Categories of Sea Trial
Sea trials in a typical newbuilding programme are organised into several events, each with a specific purpose.
Builder’s Trial
The builder’s trial is the first comprehensive test of the vessel under the builder’s control. It is conducted before the formal contractual sea trial and is used by the builder to verify that all systems are functioning, to identify and correct any defects, and to prepare the vessel for the contractual trial. The owner’s representatives may attend as observers but the trial is not contractually binding.
Gas Trial
The gas trial is required for LNG carriers, LPG carriers, and gas-fuelled vessels. It is conducted after the cargo containment system is loaded with cargo or fuel for the first time and verifies the cargo system, gas-handling equipment, dual-fuel propulsion (where applicable), and emergency systems under operating conditions. Gas trials are demanding events typically requiring an experienced gas-trained crew and detailed pre-trial planning.
Pre-Delivery Trial / Contractual Sea Trial
The contractual sea trial is the formal trial that establishes whether the vessel meets the contractual specification. The owner’s representatives, class surveyors, flag State surveyor (where present), and the builder’s trial team are all aboard. The trial programme is fixed in advance, the test results are documented and signed by both parties, and the trial outcome determines contract acceptance and any liquidated damages or bonus payments tied to performance.
Sea Trial Continuation / Repeat Trials
Where the contractual trial reveals deficiencies (e.g. speed below specification), a repeat trial may be required after correction. Repeat trials may be partial (only the deficient items) or full repeats of the affected sections. The repeat is typically scheduled within weeks of the original trial.

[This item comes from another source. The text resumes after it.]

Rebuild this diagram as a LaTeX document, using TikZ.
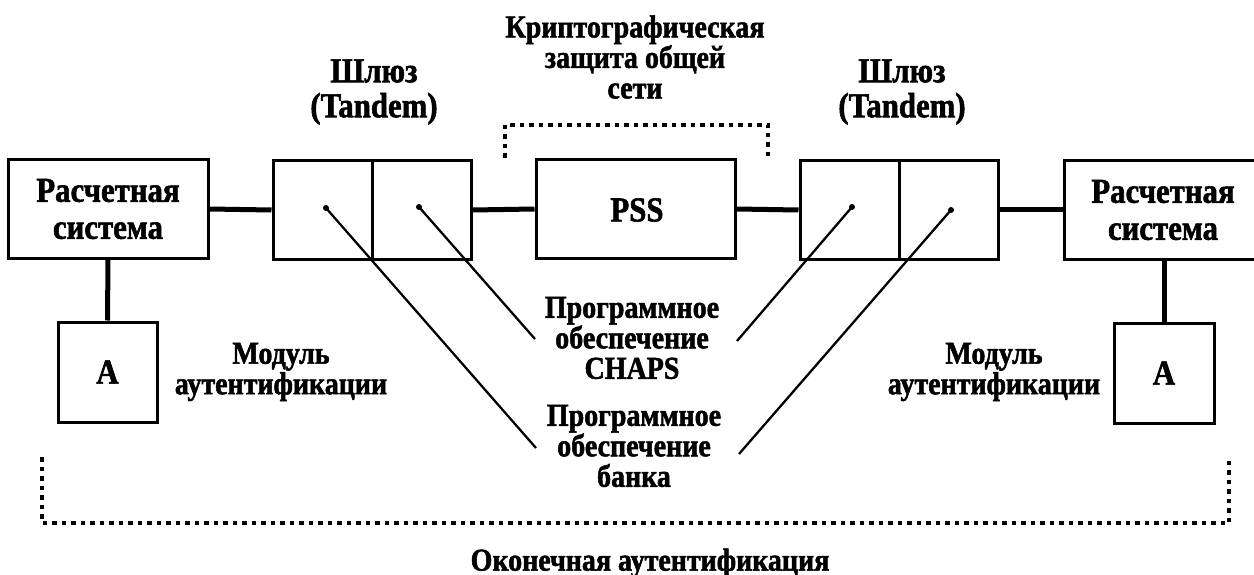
\documentclass[tikz,border=0pt]{standalone}
\usepackage{fontspec}
\setmainfont{Liberation Serif}[BoldFeatures={FakeBold=1.6,FakeStretch=0.88}]
\begin{document}
\begin{tikzpicture}[x=1pt,y=-1pt,
  lbl/.style={align=center, inner sep=0pt, font=\fontsize{31.8}{30.5}\selectfont\bfseries},
  boxtxt/.style={align=center, inner sep=0pt, font=\fontsize{35}{37}\selectfont\bfseries},
  box/.style={draw, line width=3pt, rectangle, inner sep=0pt},
  conn/.style={line width=5pt},
  ptr/.style={line width=2.3pt},
  dotline/.style={line width=4.5pt, dash pattern=on 4.5pt off 5pt}]
\fill[white] (0,0) rectangle (1254,575);
\useasboundingbox (0,0) rectangle (1254,575);
% main row
\node[box, minimum width=200, minimum height=98] (lsys) at (108,209) {};
\node[boxtxt] at (108,209) {Расчетная\\система};
\node[box, minimum width=99, minimum height=98] (gl1) at (322.5,210) {};
\node[box, minimum width=99, minimum height=98] (gl2) at (421.5,210) {};
\node[box, minimum width=199, minimum height=98] (pss) at (635.5,209) {};
\node[boxtxt] at (637,210) {PSS};
\node[box, minimum width=99, minimum height=98] (gr1) at (849.5,210) {};
\node[box, minimum width=99, minimum height=98] (gr2) at (948.5,210) {};
\node[box, minimum width=200, minimum height=98] (rsys) at (1164,210) {};
\node[boxtxt] at (1163,210) {Расчетная\\система};
\draw[conn] (lsys.east) -- (gl1.west);
\draw[conn] (gl2.east) -- (pss.west);
\draw[conn] (pss.east) -- (gr1.west);
\draw[conn] (gr2.east) -- (rsys.west);
% authentication modules
\node[box, minimum width=99, minimum height=100] (al) at (107.5,372) {};
\node[boxtxt] at (107.5,372) {A};
\node[box, minimum width=100, minimum height=100] (ar) at (1164,373) {};
\node[boxtxt] at (1164,373) {A};
\draw[conn] (lsys.south) -- (al.north);
\draw[conn] (rsys.south) -- (ar.north);
% labels
\node[lbl, font=\fontsize{35}{35}\selectfont\bfseries] (shl) at (374,92) {Шлюз\\(Tandem)};
\node[lbl, font=\fontsize{35}{35}\selectfont\bfseries] (shr) at (902,92) {Шлюз\\(Tandem)};
\node[lbl] (crypt) at (635,57) {Криптографическая\\защита общей\\сети};
\node[lbl] (chaps) at (632,338) {Программное\\обеспечение\\CHAPS};
\node[lbl] (bank) at (634,446) {Программное\\обеспечение\\банка};
\node[lbl] (modl) at (281,372) {Модуль\\аутентификации};
\node[lbl] (modr) at (994,372) {Модуль\\аутентификации};
\node[lbl] (term) at (650,563) {Оконечная аутентификация};
% pointer lines
\coordinate (s1) at (326,208);
\coordinate (s2) at (419,207);
\coordinate (s3) at (852,207);
\coordinate (s4) at (951,210);
\coordinate (e1) at (536,448);
\coordinate (e2) at (535,339);
\coordinate (e3) at (737,341);
\coordinate (e4) at (739,454);
\draw[ptr] (s1) -- (e1);
\draw[ptr] (s2) -- (e2);
\draw[ptr] (s3) -- (e3);
\draw[ptr] (s4) -- (e4);
\foreach \p in {s1,s2,s3,s4} \fill (\p) circle (3);
% dotted brackets
\coordinate (t1) at (505,158);
\coordinate (t2) at (505,125);
\coordinate (t3) at (768,125);
\coordinate (t4) at (768,158);
\draw[dotline] (t1) -- (t2) -- (t3) -- (t4);
\coordinate (b1) at (42,457);
\coordinate (b2) at (42,523);
\coordinate (b3) at (1229,523);
\coordinate (b4) at (1229,460);
\draw[dotline] (b1) -- (b2) -- (b3) -- (b4);
\end{tikzpicture}
\end{document}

Post-Delivery Dry-Dock Trial
After the vessel has been in service for a defined period (typically 6-12 months), a post-delivery dry-dock trial may be conducted to verify ongoing performance and to assess hull fouling effects. Some shipbuilding contracts include a post-delivery performance guarantee with this trial as the basis.
Speed Trial Methods
The measurement of vessel speed at delivery is one of the most economically significant trial outcomes because the delivered speed determines the vessel’s commercial performance, fuel consumption, and the time charter speed warranty. Two principal methods are used.
Measured Mile Method
The measured mile, the traditional method, uses a fixed course of known length (historically one nautical mile, hence the name; modern courses are typically 2-3 nautical miles) marked by transit ranges on shore. The vessel runs the course at constant speed and heading, and the time taken to transit the marked length is measured precisely (originally by stopwatch, now by GPS time-stamp). Multiple runs in opposite directions average out current effects.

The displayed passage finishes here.